** BEGIN Data extract **
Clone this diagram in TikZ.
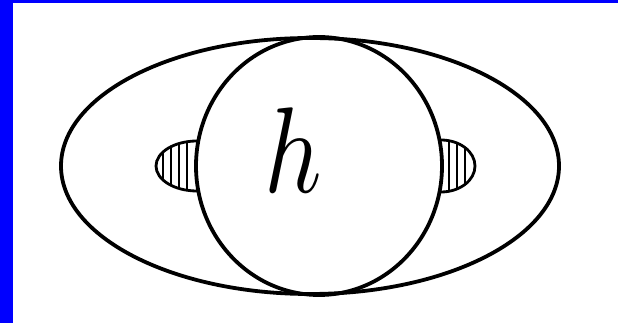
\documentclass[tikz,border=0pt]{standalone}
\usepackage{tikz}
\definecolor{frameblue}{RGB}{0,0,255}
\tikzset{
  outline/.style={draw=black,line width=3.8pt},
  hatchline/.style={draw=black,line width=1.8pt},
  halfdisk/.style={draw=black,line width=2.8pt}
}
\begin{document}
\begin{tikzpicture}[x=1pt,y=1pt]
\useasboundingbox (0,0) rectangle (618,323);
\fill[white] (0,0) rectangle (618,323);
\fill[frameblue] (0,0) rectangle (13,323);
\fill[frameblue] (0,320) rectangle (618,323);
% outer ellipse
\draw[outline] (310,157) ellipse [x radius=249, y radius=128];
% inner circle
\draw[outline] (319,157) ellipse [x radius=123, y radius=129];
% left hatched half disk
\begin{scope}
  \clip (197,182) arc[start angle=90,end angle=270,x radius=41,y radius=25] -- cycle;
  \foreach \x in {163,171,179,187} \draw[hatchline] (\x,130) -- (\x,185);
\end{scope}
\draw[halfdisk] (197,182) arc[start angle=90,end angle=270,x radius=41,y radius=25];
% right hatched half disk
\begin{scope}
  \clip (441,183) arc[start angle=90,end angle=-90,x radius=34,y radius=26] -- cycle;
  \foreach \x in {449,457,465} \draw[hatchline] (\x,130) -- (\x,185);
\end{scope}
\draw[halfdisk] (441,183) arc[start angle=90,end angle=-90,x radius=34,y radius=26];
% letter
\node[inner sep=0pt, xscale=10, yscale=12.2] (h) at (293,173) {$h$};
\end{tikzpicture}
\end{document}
** END Data extract **
What this task involves —
Reproduce the material word for word, minus the images.

Answer in full —
Clone this diagram in TikZ.
\documentclass[tikz,border=0pt]{standalone}
\usepackage{tikz}
\definecolor{frameblue}{RGB}{0,0,255}
\tikzset{
  outline/.style={draw=black,line width=3.8pt},
  hatchline/.style={draw=black,line width=1.8pt},
  halfdisk/.style={draw=black,line width=2.8pt}
}
\begin{document}
\begin{tikzpicture}[x=1pt,y=1pt]
\useasboundingbox (0,0) rectangle (618,323);
\fill[white] (0,0) rectangle (618,323);
\fill[frameblue] (0,0) rectangle (13,323);
\fill[frameblue] (0,320) rectangle (618,323);
% outer ellipse
\draw[outline] (310,157) ellipse [x radius=249, y radius=128];
% inner circle
\draw[outline] (319,157) ellipse [x radius=123, y radius=129];
% left hatched half disk
\begin{scope}
  \clip (197,182) arc[start angle=90,end angle=270,x radius=41,y radius=25] -- cycle;
  \foreach \x in {163,171,179,187} \draw[hatchline] (\x,130) -- (\x,185);
\end{scope}
\draw[halfdisk] (197,182) arc[start angle=90,end angle=270,x radius=41,y radius=25];
% right hatched half disk
\begin{scope}
  \clip (441,183) arc[start angle=90,end angle=-90,x radius=34,y radius=26] -- cycle;
  \foreach \x in {449,457,465} \draw[hatchline] (\x,130) -- (\x,185);
\end{scope}
\draw[halfdisk] (441,183) arc[start angle=90,end angle=-90,x radius=34,y radius=26];
% letter
\node[inner sep=0pt, xscale=10, yscale=12.2] (h) at (293,173) {$h$};
\end{tikzpicture}
\end{document}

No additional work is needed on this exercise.